Riccardo Silini defends his thesis on causal inference and prediction methods for the analysis of climate data

To advance time series forecasting we need to progress on multiple fronts. The researchers develop algorithms to identify causal relations which allow to identify the driving processes containing useful information for the prediction of the process of interest. Complementing this, machine learning algorithms allow to exploit such information to build data-driven forecast models, and to correct dynamical models.

The identification from time series analysis of reliable indicators of causal relationships, is essential for many disciplines. Main challenges are distinguishing correlation from causality and discriminating between direct and indirect interactions. Over the years, many methods for data-driven causal inference have been proposed; however, their success largely depends on the characteristics of the system under investigation. Often, their data requirements, computational cost or number of parameters, limit their applicability.

In this thesis, the authors propose a computationally efficient measure for causality testing, with the goal of overcoming the applicability limitations of information-theoretic measures, due their high computational cost. The proposed metric is very valuable when causality networks need to be inferred from the analysis of a large number of relatively short time series. It can also be very useful for the inputs selection of machine learning algorithms; in fact, it allows to identify those processes which contain useful information for the prediction of a given process. This feature is particularly useful for systems composed of a large number of processes, whose interactions are poorly understood.

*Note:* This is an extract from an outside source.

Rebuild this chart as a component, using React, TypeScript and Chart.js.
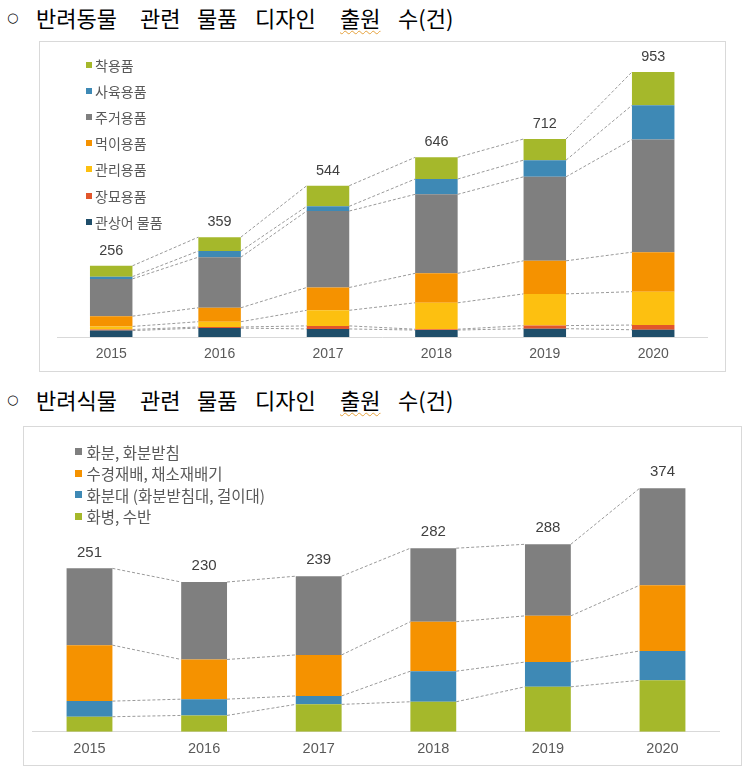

The socioeconomic impact of weather extremes draws the attention of researchers to the development of novel methodologies to make more accurate weather predictions. The Madden-Julian Oscillation (MJO) is the dominant mode of variability in the tropical atmosphere on sub-seasonal time scales, and can promote or enhance extreme events in both, the tropics and the extratropics. Currently, the estimated MJO predictability is far from being reached, leaving a large room for the improvement of forecast models. To improve its prediction skill, in this thesis, two different machine learning approaches are taken; first it is used machine learning as a stand-alone technique, showing that two artificial neural networks, a feed-forward neural network and a recurrent neural network, allow a competitive prediction, yet not exceeding the skill of the state-of-art dynamical models. Then, dynamical models are combined with machine learning, which allows to improve the predictions of the best dynamical model. In particular, machine learning allows to improve the prediction of the events intensity and geographical localization.